Interviewers don’t want a recap of your resume. They want to know why you’re the most relevant and interesting person for this job.

So give them what they want. You’re in control. And you get to decide what parts of your story to emphasize—and in turn, what they will focus on.

Storytelling is your secret weapon. “If you can use storytelling techniques in interviewing, it really helps to connect with the interviewer and make you a much more memorable candidate,” says Skillings.

#2 Sell your strengths

In an interview, talking about your strengths isn’t obnoxious. It’s not bragging or being too forward. It’s an essential skill to master if you want the job.

Take advantage of the opportunity to highlight your strengths and experience and go into your interview prepared to discuss: “Here are the top three reasons why I would be awesome at this job.”

Even if you’re an introvert or a modest person by nature, there are ways to communicate your strengths without going against your personality.

First, state the facts of what you accomplished:

I “led a multi-million dollar project” that “we delivered two weeks ahead of deadline” and that “got amazing feedback from the client.”

Second, quote others:

In my performance review, I got great feedback from my manager “about my ability to mentor junior associates and motivate my team.” 

And remember to practice aloud. With just a handful of practice responses, you can go from stumbling to polished.

#3 Prepare speaking points—not a script 

How can you be prepared, but also authentic and spontaneous? Bullet points.

Don’t script responses word for word. Simply capture a few bullet points that communicate the most important points for commonly asked questions.

Sometimes it can feel like you’re at the mercy of the interviewer, says Skillings. “But if you go in feeling comfortable with your speaking points and the things that you want them to remember about you, it gives you an opportunity to be strategic and proactive.”

This can be especially helpful if there’s an area you’re sensitive about, like a gap in your resume. Don’t stick your head in the sand and hope they don’t ask.

Prepare and practice so you’ll be in control of your message no matter what the interview throws your way.

#4 Show enthusiasm for the role

It’s a given that you will research the company and be able to discuss why you’re a good fit, whether it’s culture or values.

But even more importantly, you need to express—with sincere enthusiasm!—how you’re a great fit for the job itself and why you’d be excited to do this work. Think about:

  • How am I uniquely qualified for this job?
  • Why would I be motivated to succeed if they hired me?
  • How does this job fit into my career goals and what I love to do?

Interviews are trying to get a feel for whether you would be a passionate, strong performer if you were hired, says Skillings.
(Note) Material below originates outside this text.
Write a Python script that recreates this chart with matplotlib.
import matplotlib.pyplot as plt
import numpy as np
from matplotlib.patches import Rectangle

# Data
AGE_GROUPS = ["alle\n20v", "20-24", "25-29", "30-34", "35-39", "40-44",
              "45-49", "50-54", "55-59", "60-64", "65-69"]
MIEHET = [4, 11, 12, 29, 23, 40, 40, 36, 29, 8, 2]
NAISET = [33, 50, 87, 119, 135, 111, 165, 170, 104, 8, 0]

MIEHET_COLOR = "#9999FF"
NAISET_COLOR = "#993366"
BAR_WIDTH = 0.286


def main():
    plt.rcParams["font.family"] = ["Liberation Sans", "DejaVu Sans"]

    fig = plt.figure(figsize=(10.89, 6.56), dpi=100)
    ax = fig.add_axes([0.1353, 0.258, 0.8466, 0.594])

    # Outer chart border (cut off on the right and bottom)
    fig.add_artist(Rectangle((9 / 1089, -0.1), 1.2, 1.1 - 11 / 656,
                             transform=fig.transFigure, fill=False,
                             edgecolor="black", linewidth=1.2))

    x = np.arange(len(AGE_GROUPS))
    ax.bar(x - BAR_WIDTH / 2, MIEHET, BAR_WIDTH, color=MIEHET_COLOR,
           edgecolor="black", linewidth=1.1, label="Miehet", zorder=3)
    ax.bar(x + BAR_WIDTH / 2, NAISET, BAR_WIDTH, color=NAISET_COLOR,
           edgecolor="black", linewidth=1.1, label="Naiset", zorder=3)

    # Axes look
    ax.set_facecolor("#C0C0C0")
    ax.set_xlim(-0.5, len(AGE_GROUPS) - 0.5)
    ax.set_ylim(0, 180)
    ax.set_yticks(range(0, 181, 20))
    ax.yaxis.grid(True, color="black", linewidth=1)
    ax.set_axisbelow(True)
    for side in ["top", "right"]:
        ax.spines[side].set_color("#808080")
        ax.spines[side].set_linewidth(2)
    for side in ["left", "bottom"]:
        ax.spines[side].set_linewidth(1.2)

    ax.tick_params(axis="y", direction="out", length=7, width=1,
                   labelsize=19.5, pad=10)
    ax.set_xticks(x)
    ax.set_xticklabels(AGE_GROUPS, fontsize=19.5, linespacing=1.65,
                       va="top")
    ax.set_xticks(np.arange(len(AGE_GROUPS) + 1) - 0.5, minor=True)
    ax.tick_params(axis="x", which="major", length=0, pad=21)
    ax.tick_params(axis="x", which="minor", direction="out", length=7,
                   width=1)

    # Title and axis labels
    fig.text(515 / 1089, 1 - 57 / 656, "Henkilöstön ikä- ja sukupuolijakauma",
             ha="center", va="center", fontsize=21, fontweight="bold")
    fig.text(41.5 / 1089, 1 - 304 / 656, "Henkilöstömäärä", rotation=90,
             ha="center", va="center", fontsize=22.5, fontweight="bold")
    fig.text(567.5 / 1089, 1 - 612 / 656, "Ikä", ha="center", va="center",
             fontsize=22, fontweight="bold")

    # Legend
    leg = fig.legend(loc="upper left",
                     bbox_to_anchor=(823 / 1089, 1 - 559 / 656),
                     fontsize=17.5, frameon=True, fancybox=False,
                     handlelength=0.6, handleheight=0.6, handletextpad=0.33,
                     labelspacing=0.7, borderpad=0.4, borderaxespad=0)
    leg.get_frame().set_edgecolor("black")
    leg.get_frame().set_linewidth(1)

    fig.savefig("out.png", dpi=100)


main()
#5 Tell a good (short) story

“You want to have a little bit of a story arc, you want to paint a picture, and you want to make sure that you’re really sharing what you in particular did to contribute to the project or the situation,” says Skillings.

But how?

  1. Start with the backstory—just enough context to explain why the project was important.
  2. Tick through your actions—the highlights of what happened, the obstacles you faced, and how you addressed them.
  3. End with positive outcomes—either a concrete business improvement (“we increased revenue by 8%) or an anecdotal result (“we came in under budget and the customer renewed their contract.”)

To make your story concise and engaging:

  • Keep it under two minutes.
  • Use “I” not “we”—e.g. “I came up with the solution” (if you did!)
  • Think of your story as the start of a dialogue, not a monologue. If they ask follow-up questions to dig deeper, you know you’ve succeeded!

#6 End on a positive note

There’s plenty of advice out there that says to end the interview with something like “Do you have any concerns?”
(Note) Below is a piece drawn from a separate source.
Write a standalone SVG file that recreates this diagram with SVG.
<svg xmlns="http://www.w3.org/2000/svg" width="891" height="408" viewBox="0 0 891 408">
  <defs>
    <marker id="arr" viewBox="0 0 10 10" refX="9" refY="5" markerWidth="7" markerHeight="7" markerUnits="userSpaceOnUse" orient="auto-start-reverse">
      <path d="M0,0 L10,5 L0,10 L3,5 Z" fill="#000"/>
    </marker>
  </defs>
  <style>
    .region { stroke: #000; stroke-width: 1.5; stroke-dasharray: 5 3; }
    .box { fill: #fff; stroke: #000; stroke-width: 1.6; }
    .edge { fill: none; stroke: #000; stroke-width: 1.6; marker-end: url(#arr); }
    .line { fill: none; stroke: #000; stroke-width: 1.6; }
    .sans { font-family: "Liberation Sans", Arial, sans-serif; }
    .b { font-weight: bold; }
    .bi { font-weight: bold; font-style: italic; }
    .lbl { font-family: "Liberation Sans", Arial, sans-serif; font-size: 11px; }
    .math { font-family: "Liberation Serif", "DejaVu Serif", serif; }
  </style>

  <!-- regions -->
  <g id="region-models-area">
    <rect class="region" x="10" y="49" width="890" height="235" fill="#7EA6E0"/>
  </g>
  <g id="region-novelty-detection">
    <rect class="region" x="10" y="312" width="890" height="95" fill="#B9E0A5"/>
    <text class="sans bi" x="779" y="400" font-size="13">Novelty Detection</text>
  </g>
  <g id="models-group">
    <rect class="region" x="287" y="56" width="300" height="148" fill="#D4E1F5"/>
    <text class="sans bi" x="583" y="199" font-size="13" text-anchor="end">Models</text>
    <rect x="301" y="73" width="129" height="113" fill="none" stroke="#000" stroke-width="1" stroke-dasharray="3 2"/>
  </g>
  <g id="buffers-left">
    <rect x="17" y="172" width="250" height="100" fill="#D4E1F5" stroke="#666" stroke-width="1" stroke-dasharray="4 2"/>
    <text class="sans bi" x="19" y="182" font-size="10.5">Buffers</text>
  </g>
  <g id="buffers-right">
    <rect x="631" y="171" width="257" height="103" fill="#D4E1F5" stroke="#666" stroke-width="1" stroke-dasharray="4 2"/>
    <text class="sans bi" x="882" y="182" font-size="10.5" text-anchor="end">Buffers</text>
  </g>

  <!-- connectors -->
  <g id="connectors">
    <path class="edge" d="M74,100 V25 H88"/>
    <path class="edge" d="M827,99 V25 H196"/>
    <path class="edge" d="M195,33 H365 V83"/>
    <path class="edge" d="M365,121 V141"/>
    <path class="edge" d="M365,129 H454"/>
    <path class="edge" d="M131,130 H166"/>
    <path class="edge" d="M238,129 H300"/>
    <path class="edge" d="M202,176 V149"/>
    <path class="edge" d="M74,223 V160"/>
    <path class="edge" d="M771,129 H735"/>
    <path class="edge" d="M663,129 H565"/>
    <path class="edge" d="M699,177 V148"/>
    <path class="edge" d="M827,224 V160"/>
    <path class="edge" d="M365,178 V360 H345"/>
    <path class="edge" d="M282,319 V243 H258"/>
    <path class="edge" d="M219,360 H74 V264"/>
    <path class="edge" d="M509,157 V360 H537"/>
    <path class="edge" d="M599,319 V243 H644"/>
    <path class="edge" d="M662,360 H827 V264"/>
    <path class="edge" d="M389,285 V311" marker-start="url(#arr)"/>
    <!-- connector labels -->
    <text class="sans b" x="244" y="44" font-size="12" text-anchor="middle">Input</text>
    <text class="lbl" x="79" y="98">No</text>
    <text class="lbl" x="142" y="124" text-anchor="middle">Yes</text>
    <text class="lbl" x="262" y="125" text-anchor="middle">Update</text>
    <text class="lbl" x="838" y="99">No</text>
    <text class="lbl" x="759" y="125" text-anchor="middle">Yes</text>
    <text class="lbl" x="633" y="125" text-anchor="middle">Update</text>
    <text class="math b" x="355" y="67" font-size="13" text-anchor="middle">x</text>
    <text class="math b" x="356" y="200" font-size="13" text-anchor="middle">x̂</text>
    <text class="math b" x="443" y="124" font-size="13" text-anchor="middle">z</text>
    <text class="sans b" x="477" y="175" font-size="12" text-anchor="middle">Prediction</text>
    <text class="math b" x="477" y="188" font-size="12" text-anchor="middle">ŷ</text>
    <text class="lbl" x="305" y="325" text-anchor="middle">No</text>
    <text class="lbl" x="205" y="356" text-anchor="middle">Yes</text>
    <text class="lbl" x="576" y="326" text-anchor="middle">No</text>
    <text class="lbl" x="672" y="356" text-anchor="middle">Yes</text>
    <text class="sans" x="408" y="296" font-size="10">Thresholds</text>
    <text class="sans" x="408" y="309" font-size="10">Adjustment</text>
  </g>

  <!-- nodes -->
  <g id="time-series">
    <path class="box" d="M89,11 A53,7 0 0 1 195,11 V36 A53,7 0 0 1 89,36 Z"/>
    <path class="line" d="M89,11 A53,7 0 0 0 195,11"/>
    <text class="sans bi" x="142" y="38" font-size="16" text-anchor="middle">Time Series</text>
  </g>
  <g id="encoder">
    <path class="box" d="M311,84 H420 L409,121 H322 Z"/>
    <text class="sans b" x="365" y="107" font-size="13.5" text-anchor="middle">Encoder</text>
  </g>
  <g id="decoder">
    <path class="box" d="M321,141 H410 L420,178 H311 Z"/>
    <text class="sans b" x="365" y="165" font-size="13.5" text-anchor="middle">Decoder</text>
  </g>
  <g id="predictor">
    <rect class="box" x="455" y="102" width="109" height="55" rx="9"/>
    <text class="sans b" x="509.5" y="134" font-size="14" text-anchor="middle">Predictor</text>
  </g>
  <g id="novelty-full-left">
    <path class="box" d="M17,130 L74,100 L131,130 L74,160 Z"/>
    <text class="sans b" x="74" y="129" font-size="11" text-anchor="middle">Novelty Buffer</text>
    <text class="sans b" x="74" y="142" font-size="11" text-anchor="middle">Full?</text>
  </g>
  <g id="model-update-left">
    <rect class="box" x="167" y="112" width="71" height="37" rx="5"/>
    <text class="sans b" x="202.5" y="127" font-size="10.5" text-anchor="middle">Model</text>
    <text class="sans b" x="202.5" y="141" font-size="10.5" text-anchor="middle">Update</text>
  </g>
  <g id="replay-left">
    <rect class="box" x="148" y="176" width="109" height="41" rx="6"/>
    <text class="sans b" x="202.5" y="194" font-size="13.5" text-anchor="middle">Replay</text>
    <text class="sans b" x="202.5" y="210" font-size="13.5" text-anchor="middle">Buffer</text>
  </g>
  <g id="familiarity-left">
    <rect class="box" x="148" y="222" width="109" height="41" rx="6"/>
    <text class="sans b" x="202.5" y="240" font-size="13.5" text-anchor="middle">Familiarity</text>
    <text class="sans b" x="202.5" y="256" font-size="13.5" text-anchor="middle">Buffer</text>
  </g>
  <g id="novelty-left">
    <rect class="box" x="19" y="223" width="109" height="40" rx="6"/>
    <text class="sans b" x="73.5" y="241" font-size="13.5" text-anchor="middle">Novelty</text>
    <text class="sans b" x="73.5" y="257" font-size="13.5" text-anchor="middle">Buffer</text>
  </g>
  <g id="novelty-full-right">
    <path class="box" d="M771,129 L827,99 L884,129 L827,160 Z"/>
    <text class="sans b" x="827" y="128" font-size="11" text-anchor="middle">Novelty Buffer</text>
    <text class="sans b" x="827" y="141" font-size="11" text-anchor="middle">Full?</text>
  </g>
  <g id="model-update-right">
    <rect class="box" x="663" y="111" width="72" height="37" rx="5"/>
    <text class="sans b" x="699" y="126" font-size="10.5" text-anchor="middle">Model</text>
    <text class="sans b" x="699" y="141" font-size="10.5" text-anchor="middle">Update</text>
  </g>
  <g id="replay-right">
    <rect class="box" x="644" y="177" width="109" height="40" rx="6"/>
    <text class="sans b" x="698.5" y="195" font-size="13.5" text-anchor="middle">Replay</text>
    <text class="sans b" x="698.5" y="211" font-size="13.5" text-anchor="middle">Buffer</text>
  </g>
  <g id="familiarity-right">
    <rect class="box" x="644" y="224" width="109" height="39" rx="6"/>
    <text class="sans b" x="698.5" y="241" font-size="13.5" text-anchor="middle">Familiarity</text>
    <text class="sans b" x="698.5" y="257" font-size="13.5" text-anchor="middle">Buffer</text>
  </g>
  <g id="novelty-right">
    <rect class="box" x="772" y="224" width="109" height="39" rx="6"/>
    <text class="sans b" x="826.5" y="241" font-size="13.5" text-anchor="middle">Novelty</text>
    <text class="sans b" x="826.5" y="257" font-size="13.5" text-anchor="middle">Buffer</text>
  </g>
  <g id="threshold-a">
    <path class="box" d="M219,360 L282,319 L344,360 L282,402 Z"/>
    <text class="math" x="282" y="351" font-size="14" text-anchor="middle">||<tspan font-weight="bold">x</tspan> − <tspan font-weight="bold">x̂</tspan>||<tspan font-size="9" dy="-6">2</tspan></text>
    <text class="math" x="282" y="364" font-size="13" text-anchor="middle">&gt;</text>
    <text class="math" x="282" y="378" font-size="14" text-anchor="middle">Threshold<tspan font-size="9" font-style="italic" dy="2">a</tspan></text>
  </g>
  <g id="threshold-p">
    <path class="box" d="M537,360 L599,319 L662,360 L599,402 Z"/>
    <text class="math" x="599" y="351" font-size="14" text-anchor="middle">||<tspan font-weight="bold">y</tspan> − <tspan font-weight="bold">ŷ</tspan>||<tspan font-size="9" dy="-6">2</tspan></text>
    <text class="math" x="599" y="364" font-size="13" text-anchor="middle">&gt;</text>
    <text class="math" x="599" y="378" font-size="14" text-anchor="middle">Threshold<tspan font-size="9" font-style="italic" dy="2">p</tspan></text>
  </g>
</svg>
Skillings thinks that’s a bad idea.

One problem is that most interviewers and HR personnel, especially at big companies, are trained not to give feedback like that on the spot. Plus, why end the interview by inviting negativity?

Instead, end on a positive note by asking something like: “What do you think are the most important qualities for someone in this role?”

It may open up a final opportunity for you to talk about your experience in a different way and make a lasting impression.